Experten sind uneins

Das Gericht hörte und befragte am Nachmittag mehrere Experten, darunter Politikwissenschaftler. Ihre Ansichten über die Bedeutung und die Gefährlichkeit der NPD gingen dabei weit auseinander. Der Politologe Eckhard Jesse bezeichnete die NPD als einen politischen „Zwerg“. Jesse erklärte vor Gericht:  „Die NPD ist – auch wenn sie es nicht wahrhaben will – eine politisch bedeutungslose Partei und somit auch nicht gefährlich. Es geht von ihr keine konkrete Gefahr für die freiheitliche demokratische Grundordnung aus.“ Das sahen die drei übrigen geladenen Experten anders. Als gefährlich bewertete etwa der Totalitarismusforscher Steffen Kailitz die Partei. So sehe das Programm der NPD vor, alle, die nicht rein deutsch seien, außer Landes zu bringen: „Die NPD möchte sie vertreiben aus Deutschland.

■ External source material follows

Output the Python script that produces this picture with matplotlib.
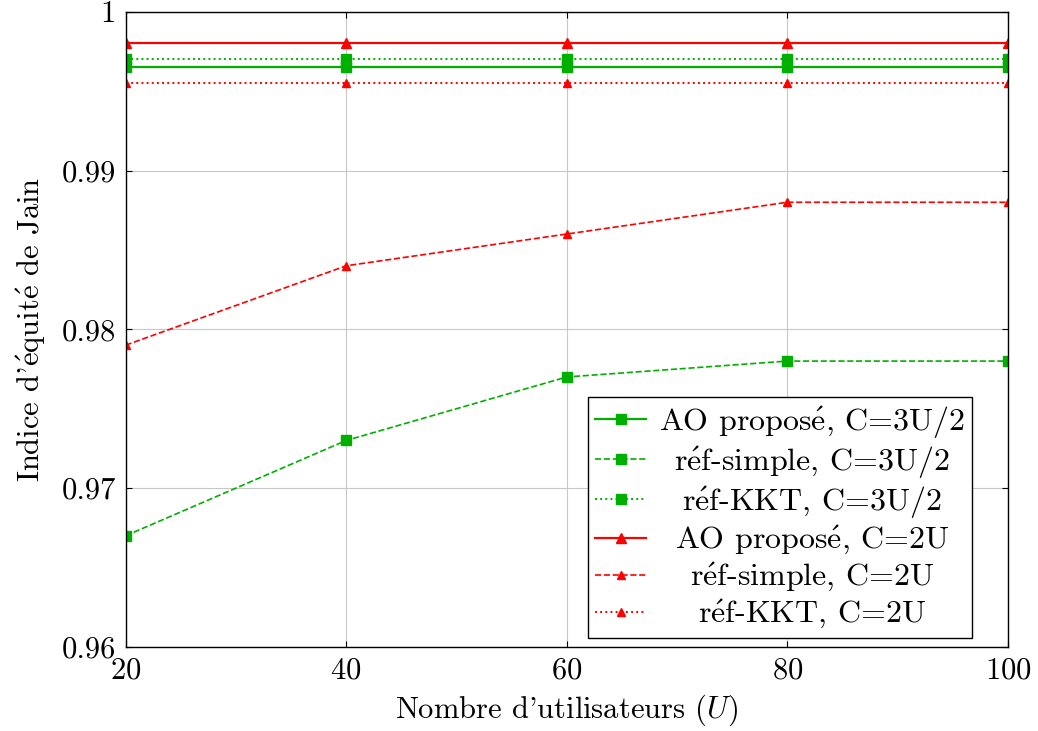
import matplotlib
matplotlib.use('Agg')
import matplotlib.pyplot as plt

plt.rcParams['font.family'] = ['cmr10', 'DejaVu Serif']
plt.rcParams['mathtext.fontset'] = 'cm'
plt.rcParams['axes.formatter.use_mathtext'] = True

users = [20, 40, 60, 80, 100]

ao_3u2 = [0.9965, 0.9965, 0.9965, 0.9965, 0.9965]
simple_3u2 = [0.967, 0.973, 0.977, 0.978, 0.978]
kkt_3u2 = [0.997, 0.997, 0.997, 0.997, 0.997]
ao_2u = [0.998, 0.998, 0.998, 0.998, 0.998]
simple_2u = [0.979, 0.984, 0.986, 0.988, 0.988]
kkt_2u = [0.9955, 0.9955, 0.9955, 0.9955, 0.9955]

# accented e drawn through mathtext so it stays in Computer Modern
E = r'$\acute{\rm e}$'
labels = [
    'AO propos' + E + ', C=3U/2',
    'r' + E + 'f-simple, C=3U/2',
    'r' + E + 'f-KKT, C=3U/2',
    'AO propos' + E + ', C=2U',
    'r' + E + 'f-simple, C=2U',
    'r' + E + 'f-KKT, C=2U',
]

green = '#00b000'
red = '#ff0000'
fs = 22

fig, ax = plt.subplots(figsize=(10.38, 7.31), dpi=100)

ax.plot(users, ao_3u2, '-', color=green, marker='s', ms=7, lw=1.6, label=labels[0])
ax.plot(users, simple_3u2, '--', color=green, marker='s', ms=7, lw=1.2, label=labels[1])
ax.plot(users, kkt_3u2, ':', color=green, marker='s', ms=7, lw=1.4, label=labels[2])
ax.plot(users, ao_2u, '-', color=red, marker='^', ms=7, lw=1.6, label=labels[3])
ax.plot(users, simple_2u, '--', color=red, marker='^', ms=6, lw=1.2, label=labels[4])
ax.plot(users, kkt_2u, ':', color=red, marker='^', ms=6, lw=1.4, label=labels[5])

ax.set_xlim(20, 100)
ax.set_ylim(0.96, 1.0)
ax.set_xticks(users)
ax.set_yticks([0.96, 0.97, 0.98, 0.99, 1.0])
ax.set_yticklabels(['0.96', '0.97', '0.98', '0.99', '1'])
ax.grid(True, color='#c8c8c8', lw=0.8)
ax.tick_params(direction='in', labelsize=fs, length=4, top=True, right=True, pad=7)
for s in ax.spines.values():
    s.set_linewidth(1.0)

ax.set_xlabel("Nombre d'utilisateurs ($U$)", fontsize=fs, labelpad=6)
ax.set_ylabel("Indice d'" + E + 'quit' + E + ' de Jain', fontsize=fs, labelpad=10)

leg = ax.legend(loc='lower right', bbox_to_anchor=(0.959, 0.014), fontsize=23,
                fancybox=False, edgecolor='black', framealpha=1, handlelength=1.6,
                borderaxespad=0, labelspacing=0.12, borderpad=0.22, handletextpad=0.4)
leg.get_frame().set_linewidth(1.0)

fig.subplots_adjust(left=0.121, right=0.971, top=0.984, bottom=0.115)

# centre the legend entries within the text column
fig.canvas.draw()
renderer = fig.canvas.get_renderer()
widths = [t.get_window_extent(renderer).width for t in leg.get_texts()]
wmax = max(widths)
for t, w in zip(leg.get_texts(), widths):
    t.set_x((wmax - w) / 2)

fig.savefig('out.png', dpi=100)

Sie nennt das ‚Ausländerrückführung‘. Diese Rückführung umfasst mehrere Millionen Menschen, die die deutsche Staatsbürgerschaft haben sowie auch vier Millionen Menschen, die in Deutschland geboren sind.“

Hohe Hürden für ein Parteiverbot

Ein Urteil wird erst in einigen Monaten erwartet. Am Mittwoch hatte das Gericht zunächst festgestellt, dass in der Frage der Beschaffung von Beweismaterial kein Verfahrenshindernis vorliegt. Ein erstes Verbotsverfahren war daran gescheitert, dass Teile des Beweismaterials von V-Leuten des Verfassungsschutzes in der Führungsebene der NPD stammten.

Für das Verbot einer Partei stellt das Grundgesetz hohe Anforderungen. In den 50er Jahren hatte das Gericht beim letzten Parteiverbot eine aktiv kämpferische, aggressive Haltung gegenüber der demokratischen Ordnung als zentrales Kriterium formuliert. Nun müssen diese Maßstäbe für die heutige Zeit weiterentwickelt werden.